(Stored items from a collection)
*-*-*

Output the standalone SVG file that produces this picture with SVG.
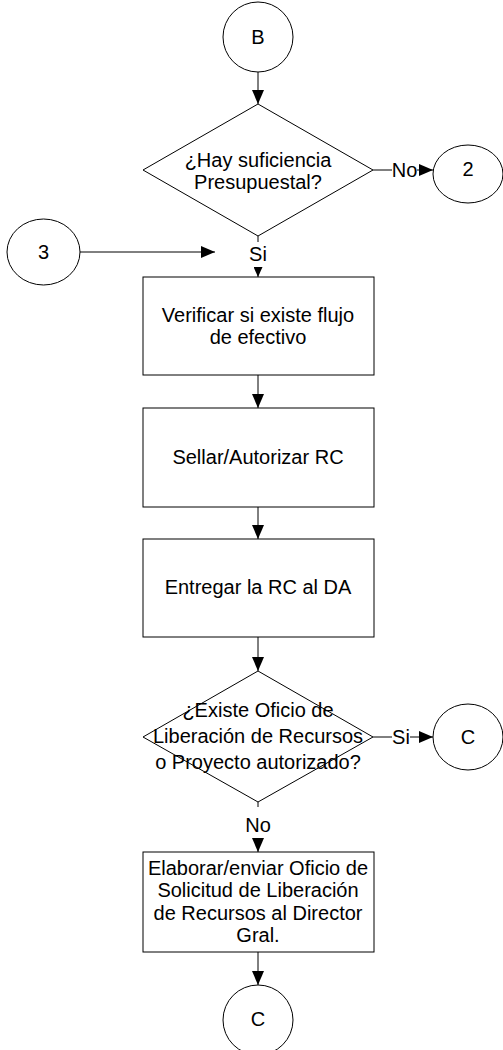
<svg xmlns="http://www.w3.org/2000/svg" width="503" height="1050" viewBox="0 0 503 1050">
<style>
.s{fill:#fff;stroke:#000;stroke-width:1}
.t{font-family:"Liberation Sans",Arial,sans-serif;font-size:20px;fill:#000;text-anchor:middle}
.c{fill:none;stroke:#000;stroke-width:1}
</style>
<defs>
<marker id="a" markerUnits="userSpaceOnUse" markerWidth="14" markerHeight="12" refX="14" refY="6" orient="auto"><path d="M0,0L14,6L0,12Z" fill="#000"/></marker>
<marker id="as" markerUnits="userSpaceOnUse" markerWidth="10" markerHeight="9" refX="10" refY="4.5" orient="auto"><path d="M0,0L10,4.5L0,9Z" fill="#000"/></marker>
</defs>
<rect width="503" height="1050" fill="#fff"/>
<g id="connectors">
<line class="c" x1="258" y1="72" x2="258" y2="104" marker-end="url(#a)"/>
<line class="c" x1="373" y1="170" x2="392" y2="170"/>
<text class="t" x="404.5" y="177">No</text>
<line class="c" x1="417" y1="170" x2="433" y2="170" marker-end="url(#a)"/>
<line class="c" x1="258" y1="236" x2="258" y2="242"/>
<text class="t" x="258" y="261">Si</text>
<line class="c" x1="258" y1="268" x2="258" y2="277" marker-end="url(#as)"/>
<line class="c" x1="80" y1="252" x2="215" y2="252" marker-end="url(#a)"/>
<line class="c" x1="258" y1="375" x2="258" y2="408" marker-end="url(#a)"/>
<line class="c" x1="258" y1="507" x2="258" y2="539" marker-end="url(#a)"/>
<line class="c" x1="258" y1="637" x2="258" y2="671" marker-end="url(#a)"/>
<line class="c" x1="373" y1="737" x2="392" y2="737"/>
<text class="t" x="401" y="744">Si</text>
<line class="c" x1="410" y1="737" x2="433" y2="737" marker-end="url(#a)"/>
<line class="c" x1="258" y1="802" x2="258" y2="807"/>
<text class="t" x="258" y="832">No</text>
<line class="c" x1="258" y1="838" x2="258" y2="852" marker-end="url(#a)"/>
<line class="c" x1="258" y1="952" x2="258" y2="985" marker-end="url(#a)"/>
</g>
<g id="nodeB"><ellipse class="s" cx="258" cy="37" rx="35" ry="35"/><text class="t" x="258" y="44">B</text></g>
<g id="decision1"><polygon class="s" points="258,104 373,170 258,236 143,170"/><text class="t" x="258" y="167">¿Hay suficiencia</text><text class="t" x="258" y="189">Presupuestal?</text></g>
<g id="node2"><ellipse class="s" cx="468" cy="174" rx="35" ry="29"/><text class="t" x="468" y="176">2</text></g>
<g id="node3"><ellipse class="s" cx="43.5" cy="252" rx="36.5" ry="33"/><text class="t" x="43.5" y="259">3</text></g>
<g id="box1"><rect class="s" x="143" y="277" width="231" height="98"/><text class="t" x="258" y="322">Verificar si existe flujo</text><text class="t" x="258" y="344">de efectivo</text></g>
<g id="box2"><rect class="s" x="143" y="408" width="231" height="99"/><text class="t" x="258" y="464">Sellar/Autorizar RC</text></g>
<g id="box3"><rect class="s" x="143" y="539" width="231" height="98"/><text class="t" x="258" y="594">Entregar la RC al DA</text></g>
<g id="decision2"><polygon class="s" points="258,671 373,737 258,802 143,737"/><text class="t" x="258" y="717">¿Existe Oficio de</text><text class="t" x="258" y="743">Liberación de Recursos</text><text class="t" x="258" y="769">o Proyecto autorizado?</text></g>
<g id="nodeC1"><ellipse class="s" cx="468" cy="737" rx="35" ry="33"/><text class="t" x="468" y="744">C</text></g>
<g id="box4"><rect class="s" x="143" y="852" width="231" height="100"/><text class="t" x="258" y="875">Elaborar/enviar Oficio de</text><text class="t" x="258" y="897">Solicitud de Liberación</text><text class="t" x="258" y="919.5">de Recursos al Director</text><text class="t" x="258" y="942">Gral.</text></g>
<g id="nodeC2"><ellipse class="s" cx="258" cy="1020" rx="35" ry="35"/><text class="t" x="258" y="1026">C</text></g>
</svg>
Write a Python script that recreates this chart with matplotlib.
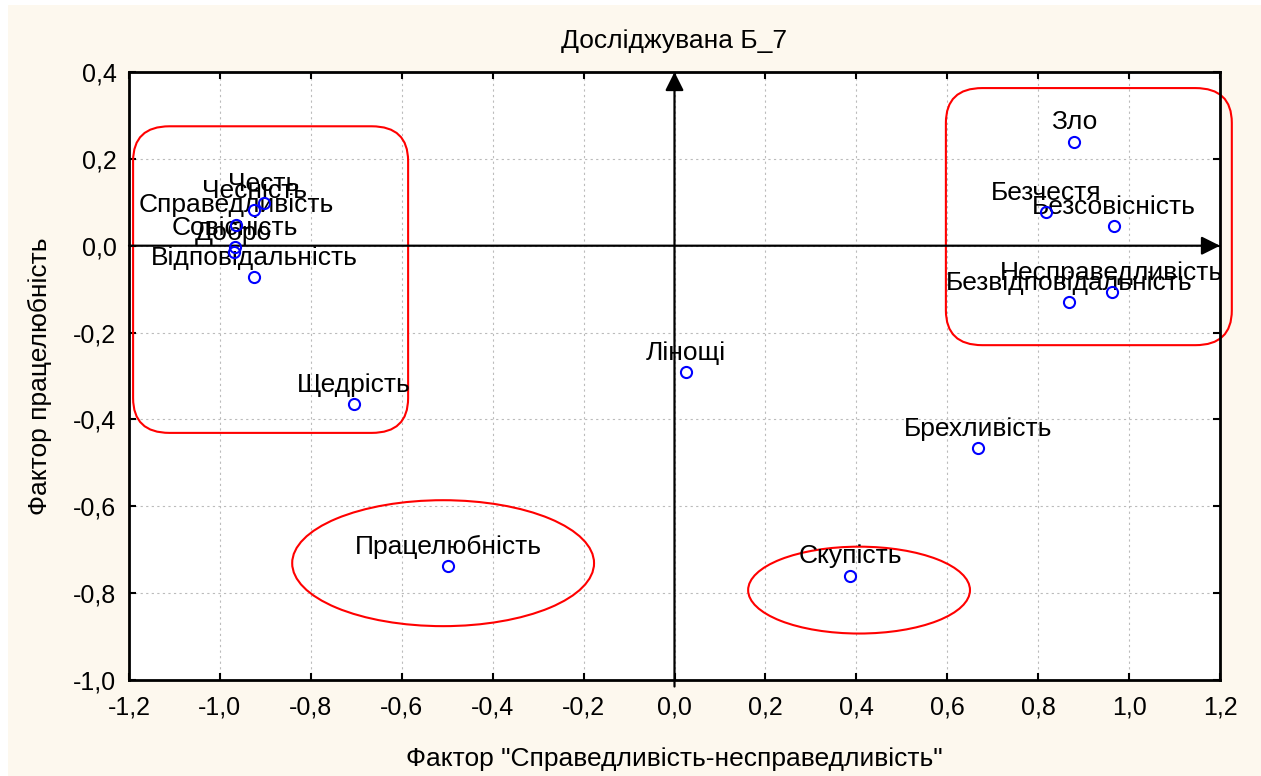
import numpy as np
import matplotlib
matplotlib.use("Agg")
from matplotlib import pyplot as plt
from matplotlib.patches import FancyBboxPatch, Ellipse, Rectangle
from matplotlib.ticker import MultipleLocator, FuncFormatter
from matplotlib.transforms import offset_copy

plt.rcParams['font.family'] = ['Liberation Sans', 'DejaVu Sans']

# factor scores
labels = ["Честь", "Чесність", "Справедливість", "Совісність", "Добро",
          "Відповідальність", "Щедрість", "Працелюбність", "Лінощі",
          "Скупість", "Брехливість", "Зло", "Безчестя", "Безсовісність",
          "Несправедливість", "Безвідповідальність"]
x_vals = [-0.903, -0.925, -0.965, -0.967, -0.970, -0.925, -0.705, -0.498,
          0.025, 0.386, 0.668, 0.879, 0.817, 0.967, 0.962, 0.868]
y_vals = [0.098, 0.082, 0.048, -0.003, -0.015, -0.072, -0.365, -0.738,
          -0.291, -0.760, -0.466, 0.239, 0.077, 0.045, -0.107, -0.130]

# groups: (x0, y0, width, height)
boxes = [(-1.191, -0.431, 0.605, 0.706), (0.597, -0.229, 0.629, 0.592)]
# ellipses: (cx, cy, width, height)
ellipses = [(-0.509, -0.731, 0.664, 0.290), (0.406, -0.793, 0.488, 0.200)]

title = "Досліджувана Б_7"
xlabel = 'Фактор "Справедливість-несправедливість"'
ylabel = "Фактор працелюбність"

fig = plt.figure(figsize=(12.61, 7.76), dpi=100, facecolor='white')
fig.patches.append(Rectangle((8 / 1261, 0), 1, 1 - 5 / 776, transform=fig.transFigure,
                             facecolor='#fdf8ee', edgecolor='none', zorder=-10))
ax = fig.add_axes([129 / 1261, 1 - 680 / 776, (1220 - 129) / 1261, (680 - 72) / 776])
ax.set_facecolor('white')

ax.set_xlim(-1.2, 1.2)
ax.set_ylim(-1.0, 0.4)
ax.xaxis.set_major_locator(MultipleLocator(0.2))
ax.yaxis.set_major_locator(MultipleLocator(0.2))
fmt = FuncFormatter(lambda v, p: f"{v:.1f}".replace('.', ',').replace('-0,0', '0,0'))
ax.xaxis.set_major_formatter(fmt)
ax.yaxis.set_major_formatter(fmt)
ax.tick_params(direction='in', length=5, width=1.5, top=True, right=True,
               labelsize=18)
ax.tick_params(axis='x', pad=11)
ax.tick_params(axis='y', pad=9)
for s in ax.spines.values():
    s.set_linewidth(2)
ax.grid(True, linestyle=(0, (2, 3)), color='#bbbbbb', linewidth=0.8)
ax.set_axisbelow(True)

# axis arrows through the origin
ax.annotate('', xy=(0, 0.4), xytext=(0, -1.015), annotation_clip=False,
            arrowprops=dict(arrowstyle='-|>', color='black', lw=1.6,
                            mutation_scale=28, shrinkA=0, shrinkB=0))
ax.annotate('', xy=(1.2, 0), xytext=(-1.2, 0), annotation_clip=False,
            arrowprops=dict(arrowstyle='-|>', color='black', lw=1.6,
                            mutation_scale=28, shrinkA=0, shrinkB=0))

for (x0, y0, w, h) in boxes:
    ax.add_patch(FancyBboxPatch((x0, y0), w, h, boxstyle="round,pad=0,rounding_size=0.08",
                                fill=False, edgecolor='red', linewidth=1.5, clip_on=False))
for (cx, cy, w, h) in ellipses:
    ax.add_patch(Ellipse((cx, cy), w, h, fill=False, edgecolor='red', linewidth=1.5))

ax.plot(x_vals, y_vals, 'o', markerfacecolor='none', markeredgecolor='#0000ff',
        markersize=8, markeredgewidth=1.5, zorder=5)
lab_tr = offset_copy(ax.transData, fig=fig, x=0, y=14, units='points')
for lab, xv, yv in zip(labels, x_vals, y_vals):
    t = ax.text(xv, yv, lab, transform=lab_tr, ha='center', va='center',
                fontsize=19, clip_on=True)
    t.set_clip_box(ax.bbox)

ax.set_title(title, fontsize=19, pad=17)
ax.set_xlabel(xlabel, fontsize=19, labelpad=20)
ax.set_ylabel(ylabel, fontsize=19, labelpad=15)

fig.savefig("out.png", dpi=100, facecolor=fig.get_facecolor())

*-*-*

Omit the pictures. Extract exactly the lines that begin with the one holding "Write a Python" and end with the one holding "ax.set_facecolor('white')", inclusive.

Write a Python script that recreates this chart with matplotlib.
import numpy as np
import matplotlib
matplotlib.use("Agg")
from matplotlib import pyplot as plt
from matplotlib.patches import FancyBboxPatch, Ellipse, Rectangle
from matplotlib.ticker import MultipleLocator, FuncFormatter
from matplotlib.transforms import offset_copy

plt.rcParams['font.family'] = ['Liberation Sans', 'DejaVu Sans']

# factor scores
labels = ["Честь", "Чесність", "Справедливість", "Совісність", "Добро",
          "Відповідальність", "Щедрість", "Працелюбність", "Лінощі",
          "Скупість", "Брехливість", "Зло", "Безчестя", "Безсовісність",
          "Несправедливість", "Безвідповідальність"]
x_vals = [-0.903, -0.925, -0.965, -0.967, -0.970, -0.925, -0.705, -0.498,
          0.025, 0.386, 0.668, 0.879, 0.817, 0.967, 0.962, 0.868]
y_vals = [0.098, 0.082, 0.048, -0.003, -0.015, -0.072, -0.365, -0.738,
          -0.291, -0.760, -0.466, 0.239, 0.077, 0.045, -0.107, -0.130]

# groups: (x0, y0, width, height)
boxes = [(-1.191, -0.431, 0.605, 0.706), (0.597, -0.229, 0.629, 0.592)]
# ellipses: (cx, cy, width, height)
ellipses = [(-0.509, -0.731, 0.664, 0.290), (0.406, -0.793, 0.488, 0.200)]

title = "Досліджувана Б_7"
xlabel = 'Фактор "Справедливість-несправедливість"'
ylabel = "Фактор працелюбність"

fig = plt.figure(figsize=(12.61, 7.76), dpi=100, facecolor='white')
fig.patches.append(Rectangle((8 / 1261, 0), 1, 1 - 5 / 776, transform=fig.transFigure,
                             facecolor='#fdf8ee', edgecolor='none', zorder=-10))
ax = fig.add_axes([129 / 1261, 1 - 680 / 776, (1220 - 129) / 1261, (680 - 72) / 776])
ax.set_facecolor('white')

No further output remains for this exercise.